In New Zealand American Pitmaster style cooking seems to be becoming increasingly popular as people experiment with long slow cooking and the concoction of brines, rubs and sauces starting out with traditional ingredients and branching out to locally sourced items such as Kawakawa to add a touch of indigenous spiciness and flavour. I recently bought myself a charcoal grill with a lid from an American Pitmaster who has set up business locally. The lid aspect of it was attractive to me as it allows for slow cooking with indirect heat. I have been intrigued with charcoal made from olive pips, not just the sustainability being a draw card but the fact that it produces good heat with very little smoke. I have been experimenting with adding apple, plum and macadamia wood from orchard pruning’s to lightly smoke food adding extra nuances and elements of flavour.

 

From a professional perspective fire and smoke provide food with different flavour and textural profiles compared to that cooked with gas and electricity. And, perhaps for those weary of more ‘molecular’ techniques can add a different type of complexity especially with the use of brines and rubs etc. A ‘by invitation’ long lunch recently hosted by a well-known fining dining chef involved whole lambs splayed on racks cooking over open fire-pits. Just the other week I helped out as an ‘extra hand’ for a city fine dining restaurant which in following the city folk north to their summer holiday destinations was staging a ‘pop-up’ at a local luxury resort. The main cooking equipment was a wood burning stove (Aga) and pizza oven. For the young chefs used to gas and electricity this was a somewhat daunting new game. As a chef it is a different skill set. You can’t just turn a knob up and down at will to control the heat and set a timer. You need to constantly assess and nurture the fire to the temperature required for whatever you are cooking. The control of the fire also affects the order in which you cook things not to mention whether you are cooking some dishes or items over direct heat or embers or simply using residual heat.

 

From a personal perspective I enjoy the simplicity of cooking food with fire. It is all about celebrating the basic ingredients themselves. There is no overplaying, deconstructing and then reconstructing. It is about retaining and enhancing natural textures and flavours. Or perhaps I am just getting old!

 

Of course, when cooking over fire one immediately thinks of meat, but often the starring dishes on our table are those involving vegetables and fruit. I have never been a fan of broccoli, broccolini I like, but broccolini grilled is a culinary delight. It is not uncommon in our house when enquiring what is desired for dinner to hear the response ‘just grilled broccolini please’. It goes like this:

 

 

Broccolini spears, cut in half if the stems are thick

Olive oil

Sea salt

Fresh ground pepper

A few drops of good balsamic vinegar

 

Toss all together to ensure the stems are evenly coated.

Grill over hot grill bars, turning, until the edges are slightly charred.
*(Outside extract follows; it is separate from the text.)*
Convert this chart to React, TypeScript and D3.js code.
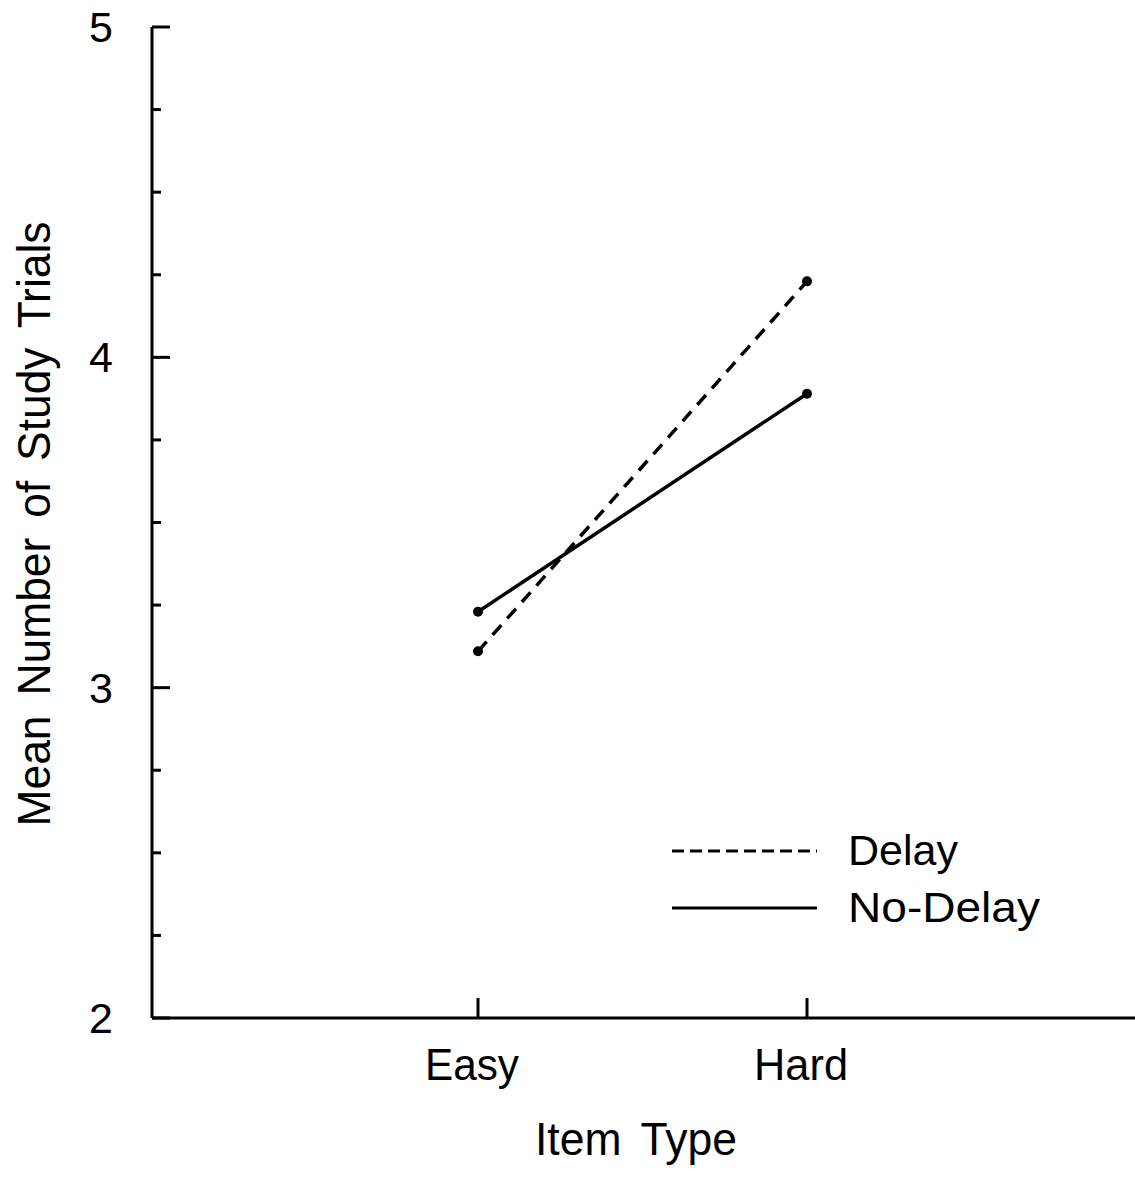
import { useEffect, useRef } from "react";
import * as d3 from "d3";

const categories = ["Easy", "Hard"];
const delayValues = [3.11, 4.23];
const noDelayValues = [3.23, 3.89];
const majorTicks = [2, 3, 4, 5];
const minorTicks = [2.25, 2.5, 2.75, 3.25, 3.5, 3.75, 4.25, 4.5, 4.75];
const seriesNames = ["Delay", "No-Delay"];

const App = () => {
  const svgRef = useRef<SVGSVGElement | null>(null);

  const width = 1135;
  const height = 1181;

  useEffect(() => {
    if (!svgRef.current) return;
    const svg = d3.select(svgRef.current);
    svg.selectAll("*").remove();

    const font = "'Liberation Sans', Arial, sans-serif";
    const axisX = 152;
    const axisY = 1018;

    const y = d3.scaleLinear().domain([2, 5]).range([axisY, 27]);
    const x = d3.scalePoint<string>().domain(categories).range([478, 807]);

    // axes
    svg.append("line")
      .attr("x1", axisX).attr("x2", axisX)
      .attr("y1", y(5)).attr("y2", axisY)
      .attr("stroke", "#000").attr("stroke-width", 3);
    svg.append("line")
      .attr("x1", axisX).attr("x2", width)
      .attr("y1", axisY).attr("y2", axisY)
      .attr("stroke", "#000").attr("stroke-width", 3);

    // y ticks (pointing inward)
    svg.selectAll(".major").data(majorTicks).enter().append("line")
      .attr("x1", axisX).attr("x2", axisX + 18)
      .attr("y1", d => y(d)).attr("y2", d => y(d))
      .attr("stroke", "#000").attr("stroke-width", 3);
    svg.selectAll(".minor").data(minorTicks).enter().append("line")
      .attr("x1", axisX).attr("x2", axisX + 9)
      .attr("y1", d => y(d)).attr("y2", d => y(d))
      .attr("stroke", "#000").attr("stroke-width", 3);
    svg.selectAll(".ylab").data(majorTicks).enter().append("text")
      .attr("x", 101).attr("y", d => y(d) + 15)
      .attr("text-anchor", "middle")
      .attr("font-family", font).attr("font-size", 43)
      .text(d => d);

    // x ticks
    svg.selectAll(".xt").data(categories).enter().append("line")
      .attr("x1", d => x(d)!).attr("x2", d => x(d)!)
      .attr("y1", axisY).attr("y2", axisY - 20)
      .attr("stroke", "#000").attr("stroke-width", 3);
    svg.selectAll(".xlab").data(categories).enter().append("text")
      .attr("x", d => x(d)! - 6).attr("y", 1080)
      .attr("text-anchor", "middle")
      .attr("font-family", font).attr("font-size", 44)
      .attr("textLength", 94).attr("lengthAdjust", "spacingAndGlyphs")
      .text(d => d);

    // axis titles
    svg.append("text")
      .attr("x", 636).attr("y", 1155)
      .attr("text-anchor", "middle")
      .attr("font-family", font).attr("font-size", 47)
      .attr("word-spacing", 8)
      .attr("textLength", 202).attr("lengthAdjust", "spacingAndGlyphs")
      .text("Item Type");
    svg.append("text")
      .attr("transform", "translate(50,524) rotate(-90)")
      .attr("text-anchor", "middle")
      .attr("font-family", font).attr("font-size", 47)
      .attr("word-spacing", 8)
      .attr("textLength", 605).attr("lengthAdjust", "spacingAndGlyphs")
      .text("Mean Number of Study Trials");

    // series
    const line = d3.line<number>()
      .x((_, i) => x(categories[i])!)
      .y(d => y(d));
    const series = [
      { name: seriesNames[0], values: delayValues, dash: "13,9", len: 110 },
      { name: seriesNames[1], values: noDelayValues, dash: null, len: 192 },
    ];
    series.forEach(s => {
      svg.append("path")
        .attr("d", line(s.values))
        .attr("fill", "none")
        .attr("stroke", "#000")
        .attr("stroke-width", 3.5)
        .attr("stroke-dasharray", s.dash);
      svg.selectAll(null).data(s.values).enter().append("circle")
        .attr("cx", (_, i) => x(categories[i])!)
        .attr("cy", d => y(d))
        .attr("r", 5)
        .attr("fill", "#000");
    });

    // legend
    const legend = svg.append("g");
    series.forEach((s, i) => {
      const ly = 851 + i * 57;
      legend.append("line")
        .attr("x1", 672).attr("x2", 817)
        .attr("y1", ly).attr("y2", ly)
        .attr("stroke", "#000").attr("stroke-width", 3)
        .attr("stroke-dasharray", s.dash ? "12,6" : null);
      legend.append("text")
        .attr("x", 848).attr("y", ly + 14)
        .attr("font-family", font).attr("font-size", 42)
        .attr("textLength", s.len).attr("lengthAdjust", "spacingAndGlyphs")
        .text(s.name);
    });
  }, []);

  return (
    <div style={{ position: "absolute", left: 0, top: 0, width: `${width}px`, height: `${height}px`, background: "#fff" }}>
      <svg ref={svgRef} width={width} height={height} viewBox={`0 0 ${width} ${height}`} />
    </div>
  );
};

export default App;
Dress the charred Broccolini up or down depending on whether it is an accompaniment, a side dish or, as intimated above, the main event:

  • Drizzled with:
    • Westgold butter
    • Truffle mayonnaise
    • Dijonaise
  • Crumbled goat’s cheese or blue cheese or grilled haloumi
  • Crumbled goats or blue cheese plus toasted walnuts or almonds or hazelnuts
  • On a bed of pea puree, sprinkled with goats or blue cheese, and chilli caramelised walnuts or almonds.